No caso da TI Munduruku, por exemplo, um Plano de Proteção Territorial, com consultas previstas, foi prometido para o início de novembro, e a instalação de uma Mesa de Diálogo Permanente é o próximo capítulo, segundo informações obtidas pela reportagem. A mesa, pactuada durante a 5ª Assembleia, será destinada à elaboração de protocolos, estratégias e medidas de proteção dos defensores de direitos humanos Munduruku, considerando especificidades locais. A medida responde às Medidas Provisórias estabelecidas em favor dos Munduruku e também dos povos Yanomami e Ye’kwana, por meio da Resolução de 1º de julho de 2022 no âmbito da Comissão Interamericana de Direitos Humanos.

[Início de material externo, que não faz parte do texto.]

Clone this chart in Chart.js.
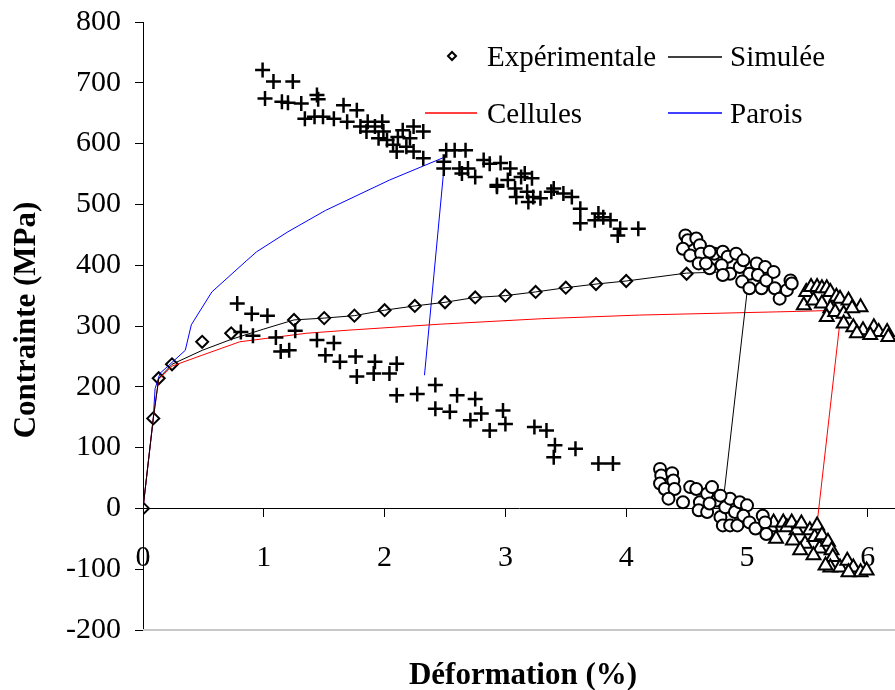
<!DOCTYPE html>
<html>
<head>
<meta charset="utf-8">
<script src="https://cdn.jsdelivr.net/npm/chart.js@4.4.1/dist/chart.umd.min.js"></script>
<style>
  html, body { margin: 0; padding: 0; background: #fff; }
  #wrap { width: 895px; height: 690px; position: relative; }
</style>
</head>
<body>
<div id="wrap"><canvas id="c"></canvas></div>
<script>
// ====== données ======
const xTicks = [0, 1, 2, 3, 4, 5, 6];
const xMax = 6.225;

// courbe expérimentale (losanges)
const expX = [0, 0.085, 0.13, 0.24, 0.49, 0.73, 1.25, 1.5, 1.75, 2.0, 2.25, 2.5, 2.75, 3.0, 3.25, 3.5, 3.75, 4.0, 4.5];
const expY = [0, 148, 214, 237, 274, 288, 310, 313, 317, 326, 333, 339, 347, 350, 356, 363, 369, 374, 386];

// simulée (noir)
const simX = [0, 0.085, 0.13, 0.24, 0.49, 0.73, 1.0, 1.25, 1.5, 1.75, 2.0, 2.25, 2.5, 2.75, 3.0, 3.25, 3.5, 3.75, 4.0, 4.5, 5.02, 4.81];
const simY = [0, 148, 214, 237, 260, 278, 295, 310, 313, 317, 326, 333, 339, 347, 350, 356, 363, 369, 374, 387, 390, 24];

// cellules (rouge)
const celX = [0, 0.085, 0.13, 0.24, 0.49, 0.73, 0.8, 1.35, 1.69, 2.46, 3.3, 4.11, 5.41, 5.78, 5.58];
const celY = [0, 148, 212, 234, 252, 269, 274, 288, 293, 303, 312, 318, 324, 326, -25];

// parois (bleu)
const parX = [0, 0.085, 0.1, 0.14, 0.24, 0.35, 0.40, 0.57, 0.86, 0.94, 1.2, 1.51, 2.04, 2.5, 2.33];
const parY = [0, 148, 197, 222, 240, 260, 302, 356, 408, 422, 455, 490, 540, 578, 219];

// nuages de croix
const plusHaut = [[0.99,721],[1.08,702],[1.24,702],[1.01,674],[1.15,669],[1.20,667],[1.31,666],[1.44,680],[1.45,673],
  [1.34,641],[1.42,644],[1.49,644],[1.58,641],[1.66,663],[1.77,655],[1.69,636],[1.80,628],[1.86,636],[1.85,620],
  [1.92,628],[1.98,636],[1.99,620],[1.95,609],[2.02,606],[2.07,598],[2.11,611],[2.15,622],[2.24,628],[2.32,620],
  [2.21,609],[2.18,595],[2.10,587],[2.24,587],[2.32,576],[2.51,589],[2.58,589],[2.67,589],[2.49,570],[2.49,559],
  [2.62,559],[2.69,559],[2.64,551],[2.75,545],[2.82,573],[2.87,567],[2.93,532],[2.96,568],[3.04,559],[2.93,529],
  [3.02,540],[3.08,526],[3.09,512],[3.13,545],[3.16,551],[3.22,543],[3.18,521],[3.19,504],[3.23,512],[3.29,510],
  [3.38,521],[3.40,526],[3.48,518],[3.55,512],[3.62,493],[3.62,469],[3.74,474],[3.77,485],[3.81,479],[3.87,474],
  [3.95,460],[3.93,449],[4.10,460]];
const plusBas = [[0.78,337],[0.90,320],[1.03,317],[0.81,290],[0.91,284],[1.10,281],[1.26,292],[1.14,258],[1.21,260],
  [1.44,277],[1.58,272],[1.51,252],[1.63,241],[1.76,250],[1.77,217],[1.92,241],[1.91,222],[2.04,222],[2.10,238],
  [2.10,186],[2.27,188],[2.42,203],[2.42,164],[2.60,186],[2.75,180],[2.54,159],[2.71,145],[2.80,156],[2.98,161],
  [2.87,128],[3.00,139],[3.24,134],[3.34,128],[3.41,104],[3.40,84],[3.58,98],[3.77,74],[3.89,74]];

// cercles
const cercHaut = [[4.49,449],[4.51,441],[4.58,444],[4.47,427],[4.53,416],[4.61,433],[4.62,419],[4.60,403],[4.69,395],
  [4.73,419],[4.80,422],[4.84,414],[4.91,419],[4.79,400],[4.86,386],[4.94,397],[4.80,384],[4.97,408],[5.02,386],
  [5.08,403],[5.15,397],[5.09,384],[4.96,373],[5.02,362],[5.12,362],[5.16,375],[5.22,389],[5.23,362],[5.27,345],
  [5.36,375],[5.33,359],[5.37,370],[4.69,422],[4.66,403]];
const cercBas = [[4.28,65],[4.29,54],[4.38,58],[4.28,41],[4.32,32],[4.39,46],[4.40,32],[4.35,16],[4.47,10],[4.53,35],
  [4.58,32],[4.61,10],[4.67,24],[4.71,35],[4.60,-3],[4.67,-6],[4.75,13],[4.78,-14],[4.82,2],[4.86,16],[4.90,-6],
  [4.94,10],[4.80,-28],[4.86,-28],[4.92,-28],[5.00,5],[4.97,-12],[5.02,-23],[5.07,-33],[5.13,-12],[5.15,-23],
  [5.16,-42],[4.78,21],[4.69,8]];

// triangles
const triHaut = [[5.47,334],[5.49,356],[5.53,364],[5.58,364],[5.62,362],[5.66,362],[5.69,356],[5.74,348],[5.77,345],
  [5.84,342],[5.94,331],[5.55,342],[5.62,337],[5.69,329],[5.66,315],[5.73,323],[5.80,320],[5.87,329],[5.80,304],
  [5.88,298],[5.96,293],[5.91,288],[6.05,298],[6.09,290],[6.16,290],[6.02,285],[6.17,282]];
const triBas = [[5.20,-31],[5.22,-23],[5.24,-50],[5.30,-23],[5.33,-31],[5.37,-23],[5.41,-36],[5.45,-25],[5.48,-58],
  [5.52,-36],[5.56,-47],[5.58,-28],[5.62,-44],[5.60,-66],[5.67,-55],[5.70,-69],[5.71,-80],[5.69,-97],[5.77,-97],
  [5.83,-86],[5.88,-97],[5.94,-105],[5.99,-102],[5.38,-53],[5.44,-69],[5.55,-77],[5.65,-94],[5.84,-105]];

// ====== helpers ======
const serif = '"Liberation Serif", "Times New Roman", serif';
const xy = (xs, ys) => xs.map((x, i) => ({ x, y: ys[i] }));
const pts = (arr) => arr.map(([x, y]) => ({ x, y }));
const line = (data, color) => ({ type: 'line', data, borderColor: color, borderWidth: 1, pointRadius: 0, fill: false, tension: 0 });
const marks = (data, style, r, fill, bw = 2) => ({ type: 'scatter', data, pointStyle: style, pointRadius: r, pointHoverRadius: r,
  pointBackgroundColor: fill, pointBorderColor: '#000', pointBorderWidth: bw, showLine: false });

// légende, titres, bord bas
const deco = {
  id: 'deco',
  afterDraw(chart) {
    const { ctx, chartArea, scales } = chart;
    ctx.save();
    // bord bas gris
    const yb = scales.y.getPixelForValue(-200);
    ctx.strokeStyle = '#c8c8c8'; ctx.lineWidth = 2;
    ctx.beginPath(); ctx.moveTo(chartArea.left, yb); ctx.lineTo(chartArea.right, yb); ctx.stroke();

    // titres d'axes
    ctx.fillStyle = '#000';
    ctx.font = 'bold 31px ' + serif;
    ctx.textAlign = 'center'; ctx.textBaseline = 'alphabetic';
    ctx.fillText('Déformation (%)', 523, 684);
    ctx.save();
    ctx.translate(35, 320); ctx.rotate(-Math.PI / 2);
    ctx.fillText('Contrainte (MPa)', 0, 0);
    ctx.restore();

    // légende
    ctx.font = '29px ' + serif;
    ctx.textAlign = 'left';
    ctx.lineWidth = 2; ctx.strokeStyle = '#000';
    ctx.beginPath();
    ctx.moveTo(452, 52); ctx.lineTo(456, 56); ctx.lineTo(452, 60); ctx.lineTo(448, 56); ctx.closePath();
    ctx.stroke();
    ctx.fillText('Expérimentale', 487, 66);
    ctx.fillText('Simulée', 730, 66);
    ctx.fillText('Cellules', 487, 123);
    ctx.fillText('Parois', 730, 123);
    const legLines = [[668, 722, 57, '#000000'], [425, 477, 113, '#ff0000'], [668, 722, 113, '#0000ff']];
    legLines.forEach(([a, b, y, c]) => {
      ctx.strokeStyle = c;
      ctx.lineWidth = 1.5;
      ctx.beginPath(); ctx.moveTo(a, y); ctx.lineTo(b, y); ctx.stroke();
    });
    ctx.restore();
  }
};

new Chart(document.getElementById('c'), {
  data: {
    datasets: [
      marks(pts(cercHaut), 'circle', 6, '#fff'),
      marks(pts(cercBas), 'circle', 6, '#fff'),
      marks(pts(triHaut), 'triangle', 8, '#fff'),
      marks(pts(triBas), 'triangle', 8, '#fff'),
      marks(pts(plusHaut), 'cross', 7.5, '#000', 2.5),
      marks(pts(plusBas), 'cross', 7.5, '#000', 2.5),
      line(xy(simX, simY), '#000'),
      line(xy(celX, celY), '#ff0000'),
      line(xy(parX, parY), '#0000ff'),
      marks(xy(expX, expY), 'rectRot', 6, 'rgba(0,0,0,0)')
    ]
  },
  options: {
    responsive: true,
    maintainAspectRatio: false,
    animation: false,
    events: [],
    layout: { autoPadding: false, padding: { top: 22, bottom: 60, left: 0, right: 0 } },
    plugins: { legend: { display: false }, tooltip: { enabled: false } },
    scales: {
      x: {
        type: 'linear', min: 0, max: xMax,
        position: { y: 0 },
        afterBuildTicks: (s) => { s.ticks = xTicks.map(v => ({ value: v })); },
        afterFit: (s) => { s.paddingLeft = 0; s.paddingRight = 0; },
        grid: { drawOnChartArea: false, drawTicks: true, tickLength: 8, color: '#000' },
        border: { display: true, color: '#000', width: 1 },
        ticks: { color: '#000', padding: 24, maxRotation: 0, font: { family: serif, size: 30 } }
      },
      y: {
        type: 'linear', min: -200, max: 800,
        position: 'left',
        afterFit: (s) => { s.width = 143; s.paddingTop = 0; s.paddingBottom = 0; },
        grid: { drawOnChartArea: false, drawTicks: true, tickLength: 8, color: '#000' },
        border: { display: true, color: '#000', width: 1 },
        ticks: { stepSize: 100, color: '#000', padding: 14, font: { family: serif, size: 30 } }
      }
    }
  },
  plugins: [deco]
});
</script>
</body>
</html>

Enquanto o governo celebra o fim da ADPF 709, as operações sigilosas seguem em andamento até o fim do ano, pelo menos. “Os conflitos estão longe de terminar. Apenas mudamos de fase”, explicou uma fonte familiarizada com o tema a caminho de outra fase de desintrusão no território Uru-Eu-Wau-Wau em Rondônia. A questão que permanece é se o Estado brasileiro será capaz de manter a presença necessária para que a desintrusão seja uma virada definitiva na proteção indígena.